■ Objective ■
Transcribe every line exactly. Leave the pictures behind.

+++ Information shown

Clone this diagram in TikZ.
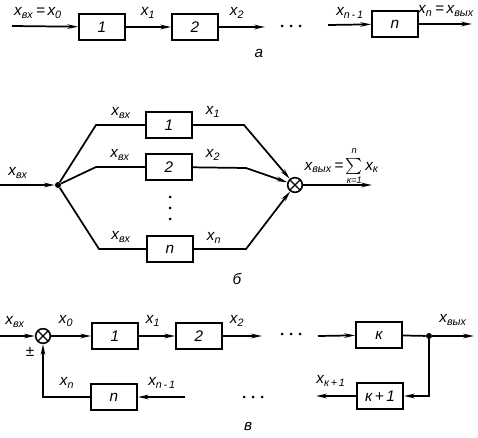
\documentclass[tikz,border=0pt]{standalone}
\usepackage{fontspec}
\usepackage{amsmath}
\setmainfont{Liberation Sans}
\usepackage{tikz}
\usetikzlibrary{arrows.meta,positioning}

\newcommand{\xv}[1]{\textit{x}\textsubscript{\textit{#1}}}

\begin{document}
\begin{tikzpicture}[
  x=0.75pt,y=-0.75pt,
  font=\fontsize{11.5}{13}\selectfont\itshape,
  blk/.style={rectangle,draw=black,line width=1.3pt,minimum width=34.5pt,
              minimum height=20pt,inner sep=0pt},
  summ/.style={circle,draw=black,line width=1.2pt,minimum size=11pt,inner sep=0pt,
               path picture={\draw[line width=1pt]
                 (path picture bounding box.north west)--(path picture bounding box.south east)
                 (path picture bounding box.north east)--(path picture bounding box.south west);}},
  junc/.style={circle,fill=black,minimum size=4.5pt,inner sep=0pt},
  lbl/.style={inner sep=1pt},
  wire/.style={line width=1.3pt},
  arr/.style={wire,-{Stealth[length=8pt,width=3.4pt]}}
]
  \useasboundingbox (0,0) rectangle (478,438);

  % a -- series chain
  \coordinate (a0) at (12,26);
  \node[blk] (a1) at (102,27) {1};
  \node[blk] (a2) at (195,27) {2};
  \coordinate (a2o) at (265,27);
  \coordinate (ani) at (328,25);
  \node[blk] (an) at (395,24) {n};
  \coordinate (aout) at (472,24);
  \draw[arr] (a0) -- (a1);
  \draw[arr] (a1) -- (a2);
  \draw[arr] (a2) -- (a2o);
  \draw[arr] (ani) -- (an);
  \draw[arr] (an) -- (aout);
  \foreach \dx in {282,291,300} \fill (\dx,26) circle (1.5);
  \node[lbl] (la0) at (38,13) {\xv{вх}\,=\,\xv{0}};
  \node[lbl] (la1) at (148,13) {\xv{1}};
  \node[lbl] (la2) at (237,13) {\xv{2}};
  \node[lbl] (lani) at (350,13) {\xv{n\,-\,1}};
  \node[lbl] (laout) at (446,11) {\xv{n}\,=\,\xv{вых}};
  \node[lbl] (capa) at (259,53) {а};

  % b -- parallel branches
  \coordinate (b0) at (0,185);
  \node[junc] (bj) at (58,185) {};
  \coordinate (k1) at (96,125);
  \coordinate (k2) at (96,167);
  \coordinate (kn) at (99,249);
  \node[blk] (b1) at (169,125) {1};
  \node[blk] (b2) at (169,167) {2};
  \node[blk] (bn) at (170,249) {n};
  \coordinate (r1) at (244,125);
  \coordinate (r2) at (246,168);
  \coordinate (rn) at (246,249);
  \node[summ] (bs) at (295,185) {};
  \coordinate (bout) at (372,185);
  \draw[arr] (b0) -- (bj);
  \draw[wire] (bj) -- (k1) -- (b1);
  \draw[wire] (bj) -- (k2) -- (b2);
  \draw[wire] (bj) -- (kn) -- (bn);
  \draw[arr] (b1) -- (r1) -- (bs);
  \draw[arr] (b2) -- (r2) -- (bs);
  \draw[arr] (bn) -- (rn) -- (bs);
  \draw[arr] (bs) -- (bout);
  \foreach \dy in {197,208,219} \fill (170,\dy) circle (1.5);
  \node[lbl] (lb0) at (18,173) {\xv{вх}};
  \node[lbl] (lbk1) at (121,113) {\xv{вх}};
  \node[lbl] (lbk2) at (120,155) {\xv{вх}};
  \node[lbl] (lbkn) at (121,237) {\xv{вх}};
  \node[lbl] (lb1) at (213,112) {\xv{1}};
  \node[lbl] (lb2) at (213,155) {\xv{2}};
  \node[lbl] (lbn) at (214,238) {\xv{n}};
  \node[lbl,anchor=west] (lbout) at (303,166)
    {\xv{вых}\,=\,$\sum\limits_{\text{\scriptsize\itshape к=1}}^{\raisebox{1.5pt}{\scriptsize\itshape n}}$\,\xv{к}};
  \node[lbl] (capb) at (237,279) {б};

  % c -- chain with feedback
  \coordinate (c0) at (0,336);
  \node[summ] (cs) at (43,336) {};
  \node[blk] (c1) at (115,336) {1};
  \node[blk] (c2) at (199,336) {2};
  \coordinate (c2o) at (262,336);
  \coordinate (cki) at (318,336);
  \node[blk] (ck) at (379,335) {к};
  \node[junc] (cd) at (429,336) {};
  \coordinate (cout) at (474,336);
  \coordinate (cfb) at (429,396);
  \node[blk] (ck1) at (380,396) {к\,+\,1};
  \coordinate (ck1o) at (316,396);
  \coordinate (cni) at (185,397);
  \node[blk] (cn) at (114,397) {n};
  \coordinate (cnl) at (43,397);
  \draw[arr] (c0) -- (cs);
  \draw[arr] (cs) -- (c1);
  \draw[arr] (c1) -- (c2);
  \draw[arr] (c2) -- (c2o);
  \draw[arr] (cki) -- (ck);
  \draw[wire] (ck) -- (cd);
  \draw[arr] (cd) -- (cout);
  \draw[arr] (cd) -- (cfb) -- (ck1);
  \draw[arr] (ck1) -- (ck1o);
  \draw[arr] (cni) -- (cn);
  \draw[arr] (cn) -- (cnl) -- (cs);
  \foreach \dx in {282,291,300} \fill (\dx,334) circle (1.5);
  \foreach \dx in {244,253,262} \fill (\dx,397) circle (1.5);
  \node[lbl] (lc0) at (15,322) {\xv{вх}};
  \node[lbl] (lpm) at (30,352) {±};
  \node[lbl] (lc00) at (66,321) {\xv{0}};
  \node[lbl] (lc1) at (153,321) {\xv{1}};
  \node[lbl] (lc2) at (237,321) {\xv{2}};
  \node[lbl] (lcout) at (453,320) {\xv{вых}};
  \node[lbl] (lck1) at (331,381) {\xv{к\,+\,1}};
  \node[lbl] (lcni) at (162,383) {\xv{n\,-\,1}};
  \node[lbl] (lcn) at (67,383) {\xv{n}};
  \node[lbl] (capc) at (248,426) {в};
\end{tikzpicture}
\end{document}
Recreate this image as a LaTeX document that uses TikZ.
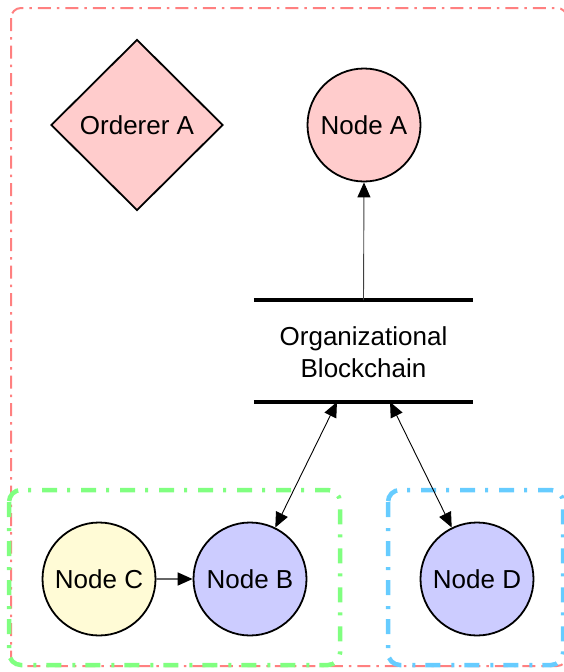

++++++

■ Written solution ■
Clone this diagram in TikZ.
\documentclass[tikz,border=0pt]{standalone}
\usepackage{fontspec}
\usepackage{amsmath}
\setmainfont{Liberation Sans}
\usepackage{tikz}
\usetikzlibrary{arrows.meta,positioning}

\newcommand{\xv}[1]{\textit{x}\textsubscript{\textit{#1}}}

\begin{document}
\begin{tikzpicture}[
  x=0.75pt,y=-0.75pt,
  font=\fontsize{11.5}{13}\selectfont\itshape,
  blk/.style={rectangle,draw=black,line width=1.3pt,minimum width=34.5pt,
              minimum height=20pt,inner sep=0pt},
  summ/.style={circle,draw=black,line width=1.2pt,minimum size=11pt,inner sep=0pt,
               path picture={\draw[line width=1pt]
                 (path picture bounding box.north west)--(path picture bounding box.south east)
                 (path picture bounding box.north east)--(path picture bounding box.south west);}},
  junc/.style={circle,fill=black,minimum size=4.5pt,inner sep=0pt},
  lbl/.style={inner sep=1pt},
  wire/.style={line width=1.3pt},
  arr/.style={wire,-{Stealth[length=8pt,width=3.4pt]}}
]
  \useasboundingbox (0,0) rectangle (478,438);

  % a -- series chain
  \coordinate (a0) at (12,26);
  \node[blk] (a1) at (102,27) {1};
  \node[blk] (a2) at (195,27) {2};
  \coordinate (a2o) at (265,27);
  \coordinate (ani) at (328,25);
  \node[blk] (an) at (395,24) {n};
  \coordinate (aout) at (472,24);
  \draw[arr] (a0) -- (a1);
  \draw[arr] (a1) -- (a2);
  \draw[arr] (a2) -- (a2o);
  \draw[arr] (ani) -- (an);
  \draw[arr] (an) -- (aout);
  \foreach \dx in {282,291,300} \fill (\dx,26) circle (1.5);
  \node[lbl] (la0) at (38,13) {\xv{вх}\,=\,\xv{0}};
  \node[lbl] (la1) at (148,13) {\xv{1}};
  \node[lbl] (la2) at (237,13) {\xv{2}};
  \node[lbl] (lani) at (350,13) {\xv{n\,-\,1}};
  \node[lbl] (laout) at (446,11) {\xv{n}\,=\,\xv{вых}};
  \node[lbl] (capa) at (259,53) {а};

  % b -- parallel branches
  \coordinate (b0) at (0,185);
  \node[junc] (bj) at (58,185) {};
  \coordinate (k1) at (96,125);
  \coordinate (k2) at (96,167);
  \coordinate (kn) at (99,249);
  \node[blk] (b1) at (169,125) {1};
  \node[blk] (b2) at (169,167) {2};
  \node[blk] (bn) at (170,249) {n};
  \coordinate (r1) at (244,125);
  \coordinate (r2) at (246,168);
  \coordinate (rn) at (246,249);
  \node[summ] (bs) at (295,185) {};
  \coordinate (bout) at (372,185);
  \draw[arr] (b0) -- (bj);
  \draw[wire] (bj) -- (k1) -- (b1);
  \draw[wire] (bj) -- (k2) -- (b2);
  \draw[wire] (bj) -- (kn) -- (bn);
  \draw[arr] (b1) -- (r1) -- (bs);
  \draw[arr] (b2) -- (r2) -- (bs);
  \draw[arr] (bn) -- (rn) -- (bs);
  \draw[arr] (bs) -- (bout);
  \foreach \dy in {197,208,219} \fill (170,\dy) circle (1.5);
  \node[lbl] (lb0) at (18,173) {\xv{вх}};
  \node[lbl] (lbk1) at (121,113) {\xv{вх}};
  \node[lbl] (lbk2) at (120,155) {\xv{вх}};
  \node[lbl] (lbkn) at (121,237) {\xv{вх}};
  \node[lbl] (lb1) at (213,112) {\xv{1}};
  \node[lbl] (lb2) at (213,155) {\xv{2}};
  \node[lbl] (lbn) at (214,238) {\xv{n}};
  \node[lbl,anchor=west] (lbout) at (303,166)
    {\xv{вых}\,=\,$\sum\limits_{\text{\scriptsize\itshape к=1}}^{\raisebox{1.5pt}{\scriptsize\itshape n}}$\,\xv{к}};
  \node[lbl] (capb) at (237,279) {б};

  % c -- chain with feedback
  \coordinate (c0) at (0,336);
  \node[summ] (cs) at (43,336) {};
  \node[blk] (c1) at (115,336) {1};
  \node[blk] (c2) at (199,336) {2};
  \coordinate (c2o) at (262,336);
  \coordinate (cki) at (318,336);
  \node[blk] (ck) at (379,335) {к};
  \node[junc] (cd) at (429,336) {};
  \coordinate (cout) at (474,336);
  \coordinate (cfb) at (429,396);
  \node[blk] (ck1) at (380,396) {к\,+\,1};
  \coordinate (ck1o) at (316,396);
  \coordinate (cni) at (185,397);
  \node[blk] (cn) at (114,397) {n};
  \coordinate (cnl) at (43,397);
  \draw[arr] (c0) -- (cs);
  \draw[arr] (cs) -- (c1);
  \draw[arr] (c1) -- (c2);
  \draw[arr] (c2) -- (c2o);
  \draw[arr] (cki) -- (ck);
  \draw[wire] (ck) -- (cd);
  \draw[arr] (cd) -- (cout);
  \draw[arr] (cd) -- (cfb) -- (ck1);
  \draw[arr] (ck1) -- (ck1o);
  \draw[arr] (cni) -- (cn);
  \draw[arr] (cn) -- (cnl) -- (cs);
  \foreach \dx in {282,291,300} \fill (\dx,334) circle (1.5);
  \foreach \dx in {244,253,262} \fill (\dx,397) circle (1.5);
  \node[lbl] (lc0) at (15,322) {\xv{вх}};
  \node[lbl] (lpm) at (30,352) {±};
  \node[lbl] (lc00) at (66,321) {\xv{0}};
  \node[lbl] (lc1) at (153,321) {\xv{1}};
  \node[lbl] (lc2) at (237,321) {\xv{2}};
  \node[lbl] (lcout) at (453,320) {\xv{вых}};
  \node[lbl] (lck1) at (331,381) {\xv{к\,+\,1}};
  \node[lbl] (lcni) at (162,383) {\xv{n\,-\,1}};
  \node[lbl] (lcn) at (67,383) {\xv{n}};
  \node[lbl] (capc) at (248,426) {в};
\end{tikzpicture}
\end{document}
Recreate this image as a LaTeX document that uses TikZ.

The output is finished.